NotDistributed <: Communicator

This Communicator is used when MPI is not available.

PointToPoint <: Communicator

Communicator that uses circular communication using MPI.Isend and MPI.Recv!.

SegmentedBuffer

Multiple vectors stored in a simple buffer with MPI communication.

See replace_collections!, mpi_send, mpi_recv_any!.

copy_to_local!([::Communicator,] w::PDWorkingMemory, t::PDVec) -> PDVec

Copy pairs in t from all ranks and return them as (possibly) new PDVec, possibly using the PDWorkingMemory as temporary storage.

is_distributed(::Communicator)

Return true if communicator operates over MPI.

merge_remote_reductions(c::Communicator, op, x)

Merge the results of reductions over MPI. By default, it uses MPI.Allreduce.

mpi_comm(::Communicator) -> MPI.Comm

Return the MPI.Comm that the Communicator operates on.

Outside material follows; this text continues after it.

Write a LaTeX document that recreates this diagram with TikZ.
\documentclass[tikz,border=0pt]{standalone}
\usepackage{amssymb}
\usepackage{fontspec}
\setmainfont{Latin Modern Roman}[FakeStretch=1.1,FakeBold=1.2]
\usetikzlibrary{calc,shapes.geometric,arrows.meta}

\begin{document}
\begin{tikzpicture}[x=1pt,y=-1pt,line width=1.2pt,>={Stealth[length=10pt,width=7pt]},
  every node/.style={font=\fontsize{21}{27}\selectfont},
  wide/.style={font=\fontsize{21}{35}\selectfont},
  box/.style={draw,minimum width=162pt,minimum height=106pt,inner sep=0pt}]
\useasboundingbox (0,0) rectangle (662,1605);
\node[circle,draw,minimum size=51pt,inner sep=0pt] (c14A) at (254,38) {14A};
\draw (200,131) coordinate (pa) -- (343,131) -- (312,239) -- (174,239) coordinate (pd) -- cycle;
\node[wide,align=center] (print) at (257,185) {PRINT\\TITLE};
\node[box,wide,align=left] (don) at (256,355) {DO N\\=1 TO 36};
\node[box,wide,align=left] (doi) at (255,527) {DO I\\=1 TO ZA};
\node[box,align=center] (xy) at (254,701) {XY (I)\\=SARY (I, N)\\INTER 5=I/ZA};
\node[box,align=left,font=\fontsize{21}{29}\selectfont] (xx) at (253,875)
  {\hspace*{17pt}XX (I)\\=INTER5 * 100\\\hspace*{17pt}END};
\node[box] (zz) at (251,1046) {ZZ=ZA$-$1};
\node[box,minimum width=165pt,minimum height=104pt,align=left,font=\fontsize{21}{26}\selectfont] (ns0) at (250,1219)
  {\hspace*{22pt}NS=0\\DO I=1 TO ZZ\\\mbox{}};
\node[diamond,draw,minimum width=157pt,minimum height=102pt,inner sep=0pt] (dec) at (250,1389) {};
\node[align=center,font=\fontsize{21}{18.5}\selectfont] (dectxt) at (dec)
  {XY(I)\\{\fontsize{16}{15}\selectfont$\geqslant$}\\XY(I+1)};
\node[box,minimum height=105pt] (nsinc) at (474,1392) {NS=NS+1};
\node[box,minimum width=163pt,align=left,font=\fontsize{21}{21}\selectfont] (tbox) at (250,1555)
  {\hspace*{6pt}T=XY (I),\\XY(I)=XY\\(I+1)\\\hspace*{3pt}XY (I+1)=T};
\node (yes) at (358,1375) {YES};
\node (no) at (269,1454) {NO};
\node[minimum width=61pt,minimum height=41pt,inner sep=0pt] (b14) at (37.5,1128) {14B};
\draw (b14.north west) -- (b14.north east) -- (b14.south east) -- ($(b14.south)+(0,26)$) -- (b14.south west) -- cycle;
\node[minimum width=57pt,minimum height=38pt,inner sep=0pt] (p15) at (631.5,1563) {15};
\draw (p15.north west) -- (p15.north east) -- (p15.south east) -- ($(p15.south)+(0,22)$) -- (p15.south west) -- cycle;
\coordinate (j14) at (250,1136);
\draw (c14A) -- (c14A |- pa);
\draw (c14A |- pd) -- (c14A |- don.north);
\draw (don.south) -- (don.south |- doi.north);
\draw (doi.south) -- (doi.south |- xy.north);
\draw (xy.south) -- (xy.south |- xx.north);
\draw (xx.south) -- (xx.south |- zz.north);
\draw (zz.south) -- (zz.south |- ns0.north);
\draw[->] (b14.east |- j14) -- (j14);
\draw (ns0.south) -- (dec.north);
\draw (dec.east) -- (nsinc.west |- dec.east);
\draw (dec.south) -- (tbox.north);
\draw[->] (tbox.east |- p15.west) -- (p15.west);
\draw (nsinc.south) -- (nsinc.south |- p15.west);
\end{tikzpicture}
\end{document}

mpi_rank(::Communicator) -> Int

Return the MPI rank of the Communicator.

mpi_recv_any!(buf::SegmentedBuffer, comm) -> Int

Find a source that is ready to send a buffer and receive from it. Return the rank ID of the sender.

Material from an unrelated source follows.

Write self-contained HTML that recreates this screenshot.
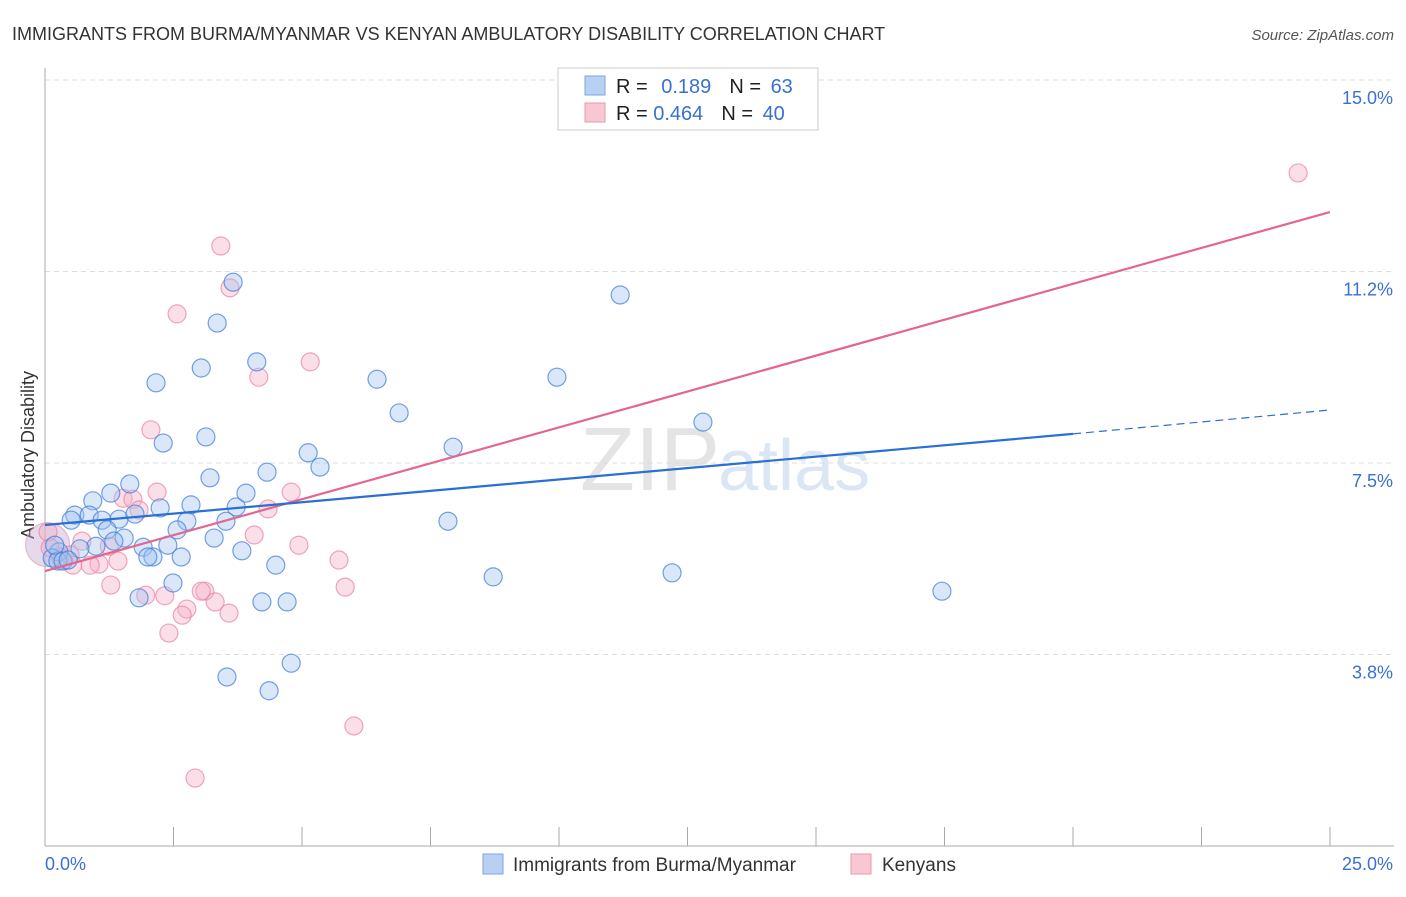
<!DOCTYPE html>
<html><head><meta charset="utf-8"><style>
body{margin:0;background:#fff;font-family:"Liberation Sans",sans-serif;}
svg text{font-family:"Liberation Sans",sans-serif;}
</style></head><body>
<svg id="chart" width="1406" height="892" xmlns="http://www.w3.org/2000/svg">
<text x="12" y="40" font-size="18" fill="#333">IMMIGRANTS FROM BURMA/MYANMAR VS KENYAN AMBULATORY DISABILITY CORRELATION CHART</text>
<text x="1394" y="40" font-size="15" fill="#555" font-style="italic" text-anchor="end">Source: ZipAtlas.com</text>
<text x="720" y="490" font-size="90" fill="#e4e4e4" text-anchor="end" font-family="Liberation Serif">ZIP</text>
<text x="718" y="490" font-size="72" fill="#dbe6f5">atlas</text>
<text transform="translate(34,455) rotate(-90)" font-size="18" fill="#333" text-anchor="middle">Ambulatory Disability</text>
<g id="grid"></g><g id="axes"></g><g id="pts"></g><g id="lines"></g>
<g>
<rect x="558" y="68" width="260" height="62" fill="#fff" stroke="#ccc"/>
<rect x="585" y="76" width="20" height="19" fill="#b8d1f3" stroke="#7ea6e0"/>
<rect x="585" y="103" width="20" height="19" fill="#f9c6d4" stroke="#e899b2"/>
<text x="616" y="93" font-size="20" fill="#222">R = <tspan fill="#3a70d4" dx="8">0.189</tspan><tspan fill="#222" dx="18">N = </tspan><tspan fill="#3a70d4" dx="4">63</tspan></text>
<text x="616" y="120" font-size="20" fill="#222">R = <tspan fill="#3a70d4">0.464</tspan><tspan fill="#222" dx="18">N = </tspan><tspan fill="#3a70d4" dx="4">40</tspan></text>
</g>
<g>
<rect x="483" y="854" width="20" height="20" fill="#b8d1f3" stroke="#7ea6e0"/>
<text x="513" y="871" font-size="19" fill="#333">Immigrants from Burma/Myanmar</text>
<rect x="851" y="854" width="20" height="20" fill="#f9c6d4" stroke="#e899b2"/>
<text x="882" y="871" font-size="19" fill="#333">Kenyans</text>
</g>
</svg>
<script>
const xTicks=[0,2.5,5,7.5,10,12.5,15,17.5,20,22.5,25];
const yTicks=[3.75,7.5,11.25,15];
const yTickLabels=["3.8%","7.5%","11.2%","15.0%"];
const blueX=[3.66,11.19,3.35,4.12,3.04,6.46,2.16,9.96,6.89,3.13,2.30,7.94,12.80,5.12,5.35,4.32,3.21,1.65,1.28,0.93,3.72,3.91,2.84,2.24,0.58,0.86,1.11,1.44,1.75,0.51,3.52,2.76,7.84,2.57,1.21,3.29,1.54,1.34,0.99,0.68,1.91,3.83,2.39,2.10,2.00,2.65,0.27,0.14,0.25,0.35,4.49,8.72,12.20,2.49,1.83,4.22,4.71,17.45,4.79,3.54,4.36,0.19,0.45];
const blueY=[11.04,10.79,10.24,9.48,9.36,9.14,9.07,9.18,8.48,8.01,7.89,7.81,8.30,7.70,7.42,7.32,7.21,7.09,6.91,6.76,6.64,6.91,6.68,6.62,6.48,6.48,6.38,6.40,6.50,6.38,6.36,6.36,6.36,6.19,6.19,6.03,6.03,5.97,5.87,5.82,5.85,5.78,5.89,5.66,5.66,5.66,5.76,5.64,5.58,5.58,5.50,5.27,5.35,5.15,4.86,4.78,4.78,4.99,3.58,3.31,3.04,5.89,5.60];
const pinkX=[24.38,3.42,3.60,2.57,5.16,4.16,2.06,2.18,4.79,1.52,1.71,1.83,4.34,4.07,0.72,4.94,1.25,5.72,1.42,1.05,0.54,0.88,0.37,0.06,1.28,5.84,1.96,2.33,3.11,3.04,3.31,2.76,2.67,3.58,2.41,6.01,2.92,0.29,0.10,0.49];
const pinkY=[13.18,11.75,10.93,10.42,9.48,9.18,8.15,6.93,6.93,6.81,6.79,6.58,6.60,6.09,5.97,5.89,5.87,5.60,5.58,5.52,5.50,5.50,5.60,6.15,5.11,5.07,4.91,4.90,4.99,4.99,4.78,4.64,4.52,4.56,4.17,2.35,1.33,5.66,5.84,5.70];
const blueLine=[[0,6.286],[20,8.07],[25,8.538]];
const pinkLine=[[0,5.385],[25,12.415]];
const NS="http://www.w3.org/2000/svg";
const X=v=>45+v/25*1285, Y=v=>846-v/15*766;
function mk(t,a,p){const e=document.createElementNS(NS,t);for(const k in a)e.setAttribute(k,a[k]);p.appendChild(e);return e;}
const grid=document.getElementById('grid'),axes=document.getElementById('axes'),pts=document.getElementById('pts'),lines=document.getElementById('lines');
yTicks.forEach((t,i)=>{
 const l=mk('line',{x1:45,x2:1394,y1:Y(t),y2:Y(t),stroke:'#ddd','stroke-dasharray':'5,4'},grid);
 
 
 const tx=mk('text',{x:1393,y:Y(t)+24,'font-size':18,fill:'#3a70d4','text-anchor':'end'},axes);
 tx.textContent=yTickLabels[i];
 
 
});
mk('line',{x1:45,x2:45,y1:68,y2:846,stroke:'#aaa'},axes);
mk('line',{x1:45,x2:1394,y1:846,y2:846,stroke:'#aaa'},axes);
xTicks.forEach(t=>{const l=mk('line',{x1:X(t),x2:X(t),y1:827,y2:846,stroke:'#aaa'},axes);
 
 });
const x0=mk('text',{x:45,y:870,'font-size':18,fill:'#3a70d4'},axes);x0.textContent='0.0%';


const x1=mk('text',{x:1393,y:870,'font-size':18,fill:'#3a70d4','text-anchor':'end'},axes);x1.textContent='25.0%';


const big=mk('circle',{cx:X(0.05),cy:Y(5.9),r:22,fill:'rgba(200,170,210,0.45)',stroke:'rgba(220,140,170,0.6)'},pts);


pinkX.forEach((v,i)=>{const c=mk('circle',{cx:X(v),cy:Y(pinkY[i]),r:9,fill:'rgba(246,176,198,0.4)',stroke:'rgba(232,130,162,0.7)','stroke-width':1.2},pts);
 
 });
blueX.forEach((v,i)=>{const c=mk('circle',{cx:X(v),cy:Y(blueY[i]),r:9,fill:'rgba(160,195,240,0.4)',stroke:'rgba(70,130,220,0.75)','stroke-width':1.2},pts);
 
 });
const pl=mk('line',{x1:X(pinkLine[0][0]),y1:Y(pinkLine[0][1]),x2:X(pinkLine[1][0]),y2:Y(pinkLine[1][1]),stroke:'#e46590','stroke-width':2.2},lines);


const bl=mk('line',{x1:X(blueLine[0][0]),y1:Y(blueLine[0][1]),x2:X(blueLine[1][0]),y2:Y(blueLine[1][1]),stroke:'#2a6fd4','stroke-width':2.2},lines);


const bd=mk('line',{x1:X(blueLine[1][0]),y1:Y(blueLine[1][1]),x2:X(blueLine[2][0]),y2:Y(blueLine[2][1]),stroke:'#2a6fd4','stroke-width':1.2,'stroke-dasharray':'8,5'},lines);


</script>
</body></html>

mpi_send(buf::SegmentedBuffer, dest, comm)

Send the buffers to dest.

mpi_size(::Communicator) -> Int

Return the total number of MPI ranks in the Communicator.

replace_collections!(buf::SegmentedBuffer, iters)

Insert collections in iters into buffers.

synchronize_remote!([::Communicator,] ::PDWorkingMemory)

Copy pairs from remote ranks to the local part of the PDWorkingMemory.

target_segment(c::Communicator, k, num_segments) -> target, is_local

This function is used to determine where in the PDVec a key should be stored.

If the key is local (stored on the same MPI rank), return its segment index and true. If the key is non-local, return any value and false.

total_num_segments(c::Communicator, n) -> Int

Return the total number of segments, including the remote ones, where n is number of local segments.